# New mesh harness from Petco + Puppia (pic heavy)



## Blondie87 (Jan 10, 2011)

So I got Izzie a harness at Petco. It is mesh like Bella's Puppia one, and it actually fits her pretty good! A tad loose around the waist, but *much* better then Bella's x-small Puppia one. I of course took lots of pics of them in their harnesses. Some comparison too. Bella is just under 3 lbs and Izzie is just under 2 lbs.

Izzie in the her new Petco harness (puppy brand or something)-









Izzie in the XS Puppia-

















Bella in her XS Puppia-









Bella in the Petco harness (it was really tight putting it around her head)-









Together in THEIR harnesses-


----------



## jesuschick (Dec 5, 2010)

They are SO cute!
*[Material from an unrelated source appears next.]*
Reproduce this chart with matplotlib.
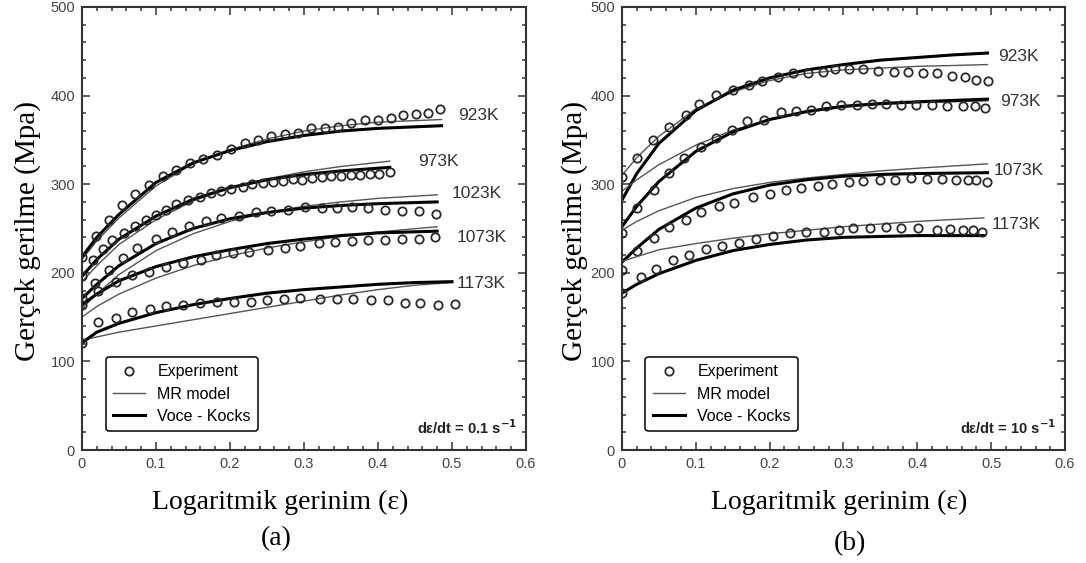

The pink looks so pretty against their black! I got the girls some cheap mesh ones through petmountain that are pink trimmed with black. Once they grow to more full size they will get the nicer Puppia ones. 
They look like they fit really nicely.


----------



## LittleHead (May 20, 2004)

Your girls look super cute in their harnesses!! :ngreet2:


----------



## sugarbaby (Dec 21, 2009)

very cute


----------



## amyalina25 (Jan 10, 2011)

ur girls are sooo cute i love ur pictures u post!! xx


----------



## cprcheetah (May 4, 2009)

Very cute!


----------



## Blondie87 (Jan 10, 2011)

amyalina25 said:


> ur girls are sooo cute i love ur pictures u post!! xx


Thanks. Sometimes I feel like I post pics too much, but I can't help it! Who else would understand as much as you guys here? Plus I think about the new pups around here, and wish some ppl should post MORE pics. But if I ever post too much, someone can shoot me a PM and tell me to stop.. Lol.

So do the harnesses pretty much fit how they are supposed to? They can't go for walks for like another month... So they should fit even better then.


----------